知見の蓄積を目的に、IT専門部署を立ち上げ
MZ:導入されてから6年が経っていますが、どのように取り入れてきたか、御社の組織体制やマーケティング戦略の全体像と合わせて教えていただけますか?
吉田:組織で言うと、当社は全員が研究者の集団なので、あまりきちっと役割分担を決めていないんです。営業部も人事部もなく、皆が全業務をやるという形でこれまで進んできました。この利点は、誰もが自分の研究の強みを活かして活躍できることです。他のスタッフが知っていることをどんどん取り入れていけば、それぞれが新しい武器として展開できます。
一方で、こういう体制だからこそ、顧客情報を各人がばらばらに保有している状況がありました。そのためマーケティング戦略としては、その一元管理が最初の目標でした。2014年当時は別のツールを使っていましたが、Pardotの導入を皮切りにSalesforce製品を活用していくことを視野に入れ、最初からPardotにデータを蓄積していこうと社内で促していきました。
MZ:具体的には、どのようにPardotを活用されていたのですか?
吉田:たとえば当社で多い募集系のメール配信は、なるべく必要な人に絞ってリスト化と送信をしないと、内容のミスマッチからオプトアウトにつながって、送付リストが先細りする事態にもなってしまいます。そうしたリスト作成の効率化と精度向上を、Pardotで行っていきました。Pardot自体はとても簡単に使えるツールなので、昨年までの5年間はスタッフそれぞれが利用し、活用度も習熟していきました。
ただ、各々が習熟するほど、今度は知見が1ヵ所に集まらないという課題が浮き彫りになっていきました。そのため、2019年に専任部署としてIT部門を立ち上げ、そこで組織的にPardot運用の知見を蓄積していく体制を整えました。
「情報入力が自分のメリットになる」文化の醸成
MZ:では、専任部署を立ち上げるまでの成果と、その後の変化をうかがえますか?
吉田:2014年から2019年の間にも、開封率やコンバージョンといった成果はもちろん高まっていきました。いちばん手応えが大きかったのは、皆が「Salesforceに顧客情報を入力すると得だ」と思うような文化が醸成されていったことです。以前はどうしても、自分が苦労して手に入れた顧客情報をSalesforceに入力して他の人が参照できるようにすることに対するメリットを訴求できておらず、情報の入力を徹底できていませんでした。

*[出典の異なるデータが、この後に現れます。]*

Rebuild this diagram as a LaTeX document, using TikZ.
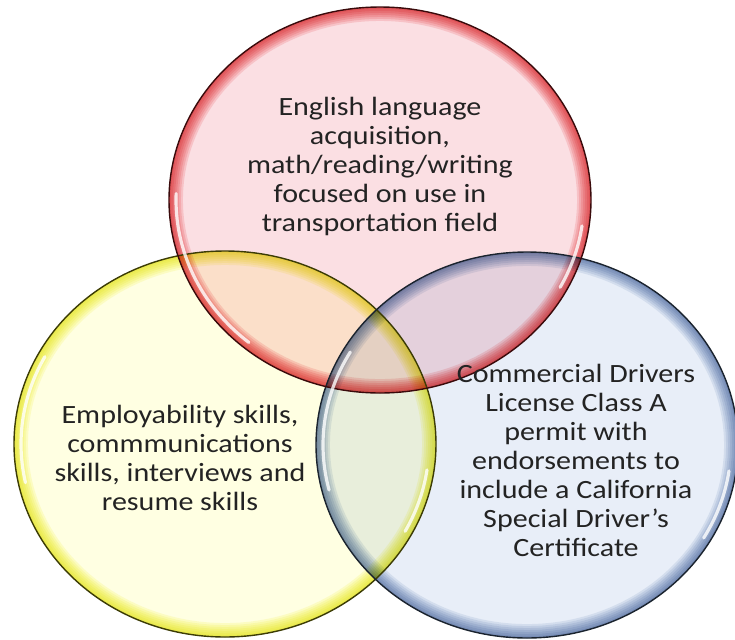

これを打開するには、本当に、地道に成果を可視化することだと思います。One for Allの意識を持てるような呼びかけと、システムによる成果の共有で、徐々に情報入力の習慣を作りました。最初の1年で、個人のアクションがこれだけ組織全体のデータ蓄積と事業への貢献につながるのだと、実感を持ってもらうことを徹底しました。
MZ:それは、ツール活用が社内に浸透するのに大事な点ですね。
吉田:その過程で、これは専任部署があったほうがもっとドライブするのではという見通しが立ち、前述のIT部門立ち上げに至りました。
現在では名刺情報以外に、過去のメールのやり取り履歴、打ち合わせ議事録、会員サイト上でのアクションデータなども集約しているので、メール配信のリストづくりの精度も大きく向上しました。また、「こういう人に対してこういった内容を伝えたいが、どうしたら良いか」と、IT部門に相談が入るようにもなりました。一緒に議論することで、本当にアプローチすべき人の輪郭がくっきりしてきます。
当社は私が兼任しながら試行錯誤を重ねたので少々時間がかかりましたが、専任部門がいる組織なら1年足らずで成果が上がると思います。PDCAを回しやすいのがPardotの利点ですね。